Kyle Lyons beat her dad to UNH.

She came to the school as a walk-on out of White River Junction, Vt. and was finishing up an All- American field hockey career in her final season under coach Robin Balducci as John arrived to coach football.

Their busy schedules and fall seasons conflicted, but they made sure to connect whenever they could.

The athletics communications department did an Inside Wildcat Country story on the Father/Daughter team, playing up the fact that both helped their teams earn national Top 10 rankings that 2011 season.

“It was just so nice to have him on the same campus,” Kyle said.

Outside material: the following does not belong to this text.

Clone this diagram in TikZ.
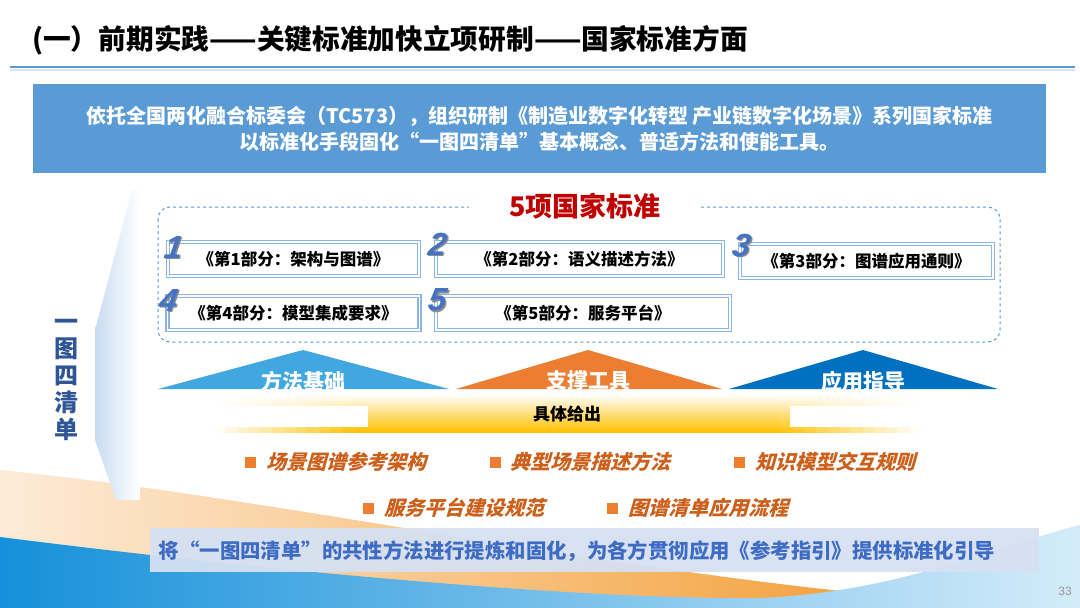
\documentclass[tikz,border=0pt]{standalone}
\usepackage{fontspec}
\setmainfont{Noto Sans CJK SC}
\newfontfamily\cjkit{Noto Sans CJK SC}[FakeSlant=0.28]
\newfontfamily\numf{Liberation Sans}
\newfontfamily\numit{Liberation Sans}[FakeSlant=0.15]
\definecolor{mblue}{HTML}{5B9BD5}
\definecolor{lblue}{HTML}{8DB4E2}
\definecolor{nblue}{HTML}{4472C4}
\definecolor{dblue}{HTML}{2F5597}
\definecolor{tri1}{HTML}{41A7E1}
\definecolor{tri2}{HTML}{ED7D31}
\definecolor{tri3}{HTML}{0070C0}
\definecolor{stdred}{HTML}{C00000}
\definecolor{bultxt}{HTML}{CC5F1A}
\definecolor{gold}{HTML}{FFC000}
\definecolor{bandc}{HTML}{D6E1F2}
\definecolor{bandtxt}{HTML}{3E6CC4}
\definecolor{peach}{HTML}{FDEBD8}
\definecolor{orng}{HTML}{F4A340}
\definecolor{wblue}{HTML}{1590DA}
\definecolor{wlight}{HTML}{D4ECFA}
\definecolor{brk}{HTML}{C8DCF2}
\tikzset{
  stdbox/.style={draw=lblue, line width=1.2pt, double=white, double distance=1.8pt,
    minimum height=34pt, inner sep=0pt, text=black, font=\fontsize{16.5}{19}\selectfont\bfseries},
  numlbl/.style={text=nblue, font=\numit\fontsize{32}{32}\selectfont\bfseries\itshape, inner sep=0pt},
  numshadow/.style={text=black!45, font=\numit\fontsize{32}{32}\selectfont\bfseries\itshape, inner sep=0pt},
  trilbl/.style={text=white, font=\fontsize{21}{24}\selectfont\bfseries, inner sep=0pt},
  bsq/.style={fill=tri2, minimum size=11pt, inner sep=0pt},
  btxt/.style={anchor=west, text=bultxt, font=\cjkit\fontsize{20}{24}\selectfont\bfseries, inner sep=0pt},
}
\begin{document}
\begin{tikzpicture}[x=1pt,y=-1pt]
\useasboundingbox (0,0) rectangle (1080,608);
\fill[white] (0,0) rectangle (1080,608);
% bottom waves
\shade[left color=peach, right color=orng] (0,470) .. controls (250,495) and (550,560) .. (850,592) -- (850,608) -- (0,608) -- cycle;
\shade[left color=wblue, right color=wlight] (0,537) .. controls (300,575) and (600,600) .. (760,598) .. controls (900,592) and (1000,545) .. (1080,525) -- (1080,608) -- (0,608) -- cycle;
% left bracket wedge
\shade[left color=brk, right color=white] (132,190) -- (95,330) -- (95,440) -- (116,500) -- (140,500) -- (140,190) -- cycle;
% title
\node[anchor=west, inner sep=0pt, font=\fontsize{27.7}{32}\selectfont\bfseries] (title) at (32,40) {(一）前期实践——关键标准加快立项研制——国家标准方面};
\draw[mblue, line width=2.5pt] (10,67) -- (1075,67);
\draw[mblue!25, line width=1.5pt] (10,70) -- (1075,70);
% intro box
\node[fill=mblue, minimum width=1013pt, minimum height=89pt, text=white, align=center,
  font=\fontsize{20}{26}\selectfont\bfseries] (intro) at (539.5,128.5)
  {依托全国两化融合标委会（TC573），组织研制《制造业数字化转型 产业链数字化场景》系列国家标准\\以标准化手段固化“一图四清单”基本概念、普适方法和使能工具。};
% dashed frame
\draw[mblue, dashed, line width=1pt, rounded corners=12pt] (158,207) rectangle (1000,342);
\node[fill=white, inner xsep=40pt, inner ysep=2pt, text=stdred, font=\fontsize{27}{30}\selectfont\bfseries] (stdtitle) at (585,206) {5项国家标准};
% standards boxes
\node[stdbox, minimum width=251pt] (b1) at (293.5,259) {《第1部分：架构与图谱》};
\node[stdbox, minimum width=287pt] (b2) at (579.5,259) {《第2部分：语义描述方法》};
\node[stdbox, minimum width=253pt] (b3) at (866.5,261) {《第3部分：图谱应用通则》};
\node[stdbox, minimum width=252pt] (b4) at (293.5,313) {《第4部分：模型集成要求》};
\node[stdbox, minimum width=294pt] (b5) at (583,313) {《第5部分：服务平台》};
% numbers
\node[numshadow] (n1s) at (173.5,248.5) {1};
\node[numlbl] (n1) at (172,247) {1};
\node[numshadow] (n2s) at (437.5,245.5) {2};
\node[numlbl] (n2) at (436,244) {2};
\node[numshadow] (n3s) at (741.5,246.5) {3};
\node[numlbl] (n3) at (740,245) {3};
\node[numshadow] (n4s) at (168.5,301.5) {4};
\node[numlbl] (n4) at (167,300) {4};
\node[numshadow] (n5s) at (437.5,301.5) {5};
\node[numlbl] (n5) at (436,300) {5};
% vertical label
\node[text=dblue, align=center, inner sep=0pt, font=\fontsize{24}{27}\selectfont\bfseries] (yitu) at (66,380) {一\\图\\四\\清\\单};
% triangles
\fill[tri1] (158,389) -- (303,350) -- (449,389) -- cycle;
\fill[tri2] (456,389) -- (588,350) -- (722,389) -- cycle;
\fill[tri3] (729,389) -- (863,350) -- (998,389) -- cycle;
\begin{scope}
\clip (0,0) rectangle (1080,389);
\node[trilbl] (t1) at (303,381) {方法基础};
\node[trilbl] (t2) at (588,381) {支撑工具};
\node[trilbl] (t3) at (863,381) {应用指导};
\end{scope}
% gold bar (vertical gradient, fading out towards both ends)
\shade[top color=white, bottom color=gold] (354,394) rectangle (781,432);
\foreach \k in {0,...,11} {
  \pgfmathsetmacro{\pc}{(\k+0.5)*100/12}
  \pgfmathsetmacro{\xl}{214+\k*11.7}
  \pgfmathsetmacro{\xr}{921-\k*11.7}
  \shade[top color=white, bottom color=gold!\pc] (\xl,394) rectangle ++(12.2,38);
  \shade[top color=white, bottom color=gold!\pc] (\xr,394) rectangle ++(-12.2,38);
}
\fill[white] (210,406) rectangle (368,427);
\fill[white] (790,406) rectangle (925,427);
\node[inner sep=0pt, font=\fontsize{17}{20}\selectfont\bfseries] (give) at (567,414) {具体给出};
% bullets
\node[bsq] (s1) at (250.5,462) {};
\node[btxt] (l1) at (266,462) {场景图谱参考架构};
\node[bsq] (s2) at (495,462) {};
\node[btxt] (l2) at (510,462) {典型场景描述方法};
\node[bsq] (s3) at (739.5,462) {};
\node[btxt] (l3) at (755,462) {知识模型交互规则};
\node[bsq] (s4) at (368.5,508) {};
\node[btxt] (l4) at (384,508) {服务平台建设规范};
\node[bsq] (s5) at (612.5,508) {};
\node[btxt] (l5) at (628,508) {图谱清单应用流程};
% bottom band
\fill[bandc, opacity=0.95] (150,528) rectangle (1039,572);
\node[inner sep=0pt, text=bandtxt, font=\fontsize{20.4}{24}\selectfont\bfseries] (band) at (577,551) {将“一图四清单”的共性方法进行提炼和固化，为各方贯彻应用《参考指引》提供标准化引导};
% page number
\node[inner sep=0pt, text=black!40, font=\numf\fontsize{12}{14}\selectfont] (page) at (1065,591) {33};
\end{tikzpicture}
\end{document}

Her father, after all, had a major influence on her becoming a Division 1 athlete and then a college coach.

“All of it,” Kyle said. “He had a role in all of it. Watching him from such a young age, my entire life, all my sisters, too. We remember him as the head coach at Dartmouth and his other jobs and his relationships with his players and his staff. We all grew up playing sports. I got real serious about it and was super competitive and I always knew I was going to stay in athletics in some capacity. I think it all had a lot to do with my Dad. He grounded me so much and told me I had to keep working and can only control myself. He really helped me grow.”

She admires those relationships her father has always had with his players.

“I don’t think he has a phony bone in his body,” Kyle said. “Obviously I have a bit of a bias: He’s like my favorite person on earth. It’s been so fun growing up and watching him, especially later in his career. He has such a nice bond with his players. I think he gets through to them on their level.”

He quotes movies. Talks music. Gets to know them.

“He’s relatable and funny and he’s able to and find a way to connect with them,” Kyle said. “He’s certainly entertaining. He’s pretty cute with the grandkids. He makes us all laugh.”

When it came to nicknames, Lyons was regularly the instigator, and never considered himself immune to the process.

“They weren’t always flattering,” he said with a laugh. “If I was giving them out, I’ve got to be able to take it.”

He came by “Blue” quickly and quite honestly. He’s pretty sure Terrence Klein, another former Wildcat defensive back who moved into coaching and was working for him but is now out of the business, gave him the label.

“It didn’t take long for me to pick that one up,” Lyons said. “I was clearly much older than all the other guys. And it stuck.”

The kicker is one of McDonnell’s traditions was to have newcomers – first-year coaches as well as players – sing in the dining hall early in their initial training camp with the team.

Having gained his name during the spring, Lyons was ready to go come August. He delivered “Dust in the Wind” by Kansas, a song Ferrell sang at Blue’s funeral in the movie.

Several UNH teams were in the dining hall in their preseason camps at the time and Kyle was one of the lucky ones who got to see the performance with her teammates.

“The whole cafeteria got involved,” she said. “It was so silly. A lot of people step up and are nervous. He knew exactly what he was going to do. All the football boys were singing along and trying to harmonize. It was awesome.”

Her Dad thought it went quite well.

“I killed it by the way,” he recalled proudly. “It was pretty big.”

McDonnell had to agree.

“At first, some might think Blue as a nickname might seem a little embarrassing,” McDonnell said. “But he embraced it. It was pretty cool. It shows what kind of person he is. At the time, he’s a 60-year-old coach or whatever. No matter who you are, you want to relate to the kids. He gets up there and sings and the kids go crazy. Yeah, he killed it.

“He’s one of those guys where you mention his name and a smile comes to people’s faces,” McDonnell said.

Yeah, John Lyons killed it in his “Dust in the Wind” performance.

Killed it as a football coach and all-around good guy, too.